14 Kasım 2013 Tarihinde kaleme aldığım bu yazımı bir kez de burada paylaşmak istiyorum. Bu yazı kaleme alındığı günlerde şu anki atmosfer henüz yoktu şimdi bu konu daha da önem kazandı , Cuma Hikmet %45 oy çantada keklik başlıklı yazısı ile aşağıdaki yazdıklarımızı ve şüphelerin ne kadar haklı olduğunu gösterdi. Buyrun....
Bahardan bu yana Türkiye’de yaşananlar, seçim atmosferine erken girmemizi de sağladı ve bu hayırlı bir gelişme. Seçim barajının indirilmesinden vekilleri halkın belirlemesine, dar bölge tarzı (gerrymandering) seçim hilelerinden seçim güvenliğine seçim reformları çok geniş bir çerçevede tartışılıyor. YSK tarafından uygulanan “Bilgisayar Destekli Merkezi Seçmen Kütüğü Sistemi” SEÇSİS de kaçınılmaz olarak bu tartışmalardan nasibini alıyor ve sistemin bir çok sakıncası, güvenilirlik sorunları ve şeffaflığı sorgulanıyor. Konunun bilişimcileri yakından ilgilendirmesi nedeniyle, sistemin teknolojisinden anlayanların tartışmaya katılması önemli.
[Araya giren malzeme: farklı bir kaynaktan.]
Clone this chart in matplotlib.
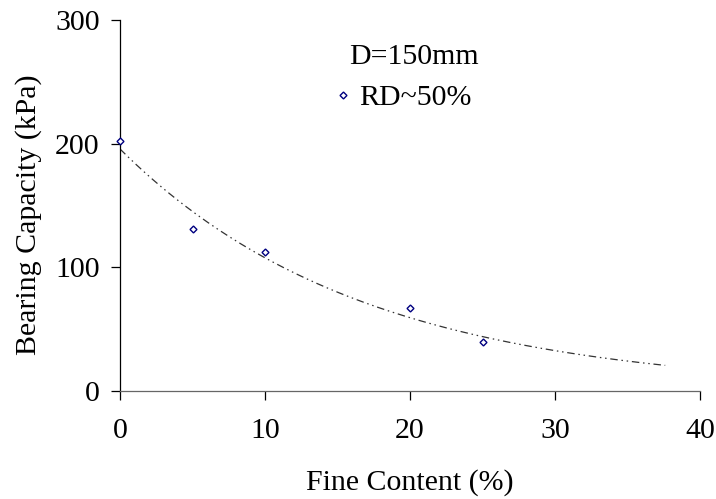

Elbette bu köşede bu kadar çetrefilli bir konunun detaylarına giremem. Ama birkaç önemli noktanın altını çizip tartışmanın genişleyerek derinleşmesinin önemine vurgu yapmakla yetineyim.
- Öncelikle benzer sistemlerin ABD’de ciddi tartışmalar doğurduğunu belirteyim: ABD’de 2000 ve 2004 seçimlerinde kullanılan elektronik seçim sistemleri ile ilgili şaibeler ayyuka çıktı. Sisteme dışardan müdahale edilebildiği de kanıtlandı.
- Almanya’da denenen sistem güvenilmez bulunup vazgeçildi.
- Yunanistan da Almanya örneğini izledi.
Sistemin henüz tam olarak güvenli bulunduğu bir ülke yok, denemeler var. Uluslararası deneyim tartışmaya açılmadan merkezi bir kararla uygulamaya sokulan bizdeki sistem, Havelsan tarafından geliştirilen Java (J2EE) tabanlı SEÇSİS yazılımı; Oracle ve RAC Agent veritabanı kullanıyor.
Eleştiriler özellikle sistemin tasarımına ve şeffaflığına odaklanıyor (http://goo.gl/G6GnCu; http://goo.gl/ln76cs; http://goo.gl/b35Fq2; http://goo.gl/E6TYMt; http://goo.gl/rqRISJ).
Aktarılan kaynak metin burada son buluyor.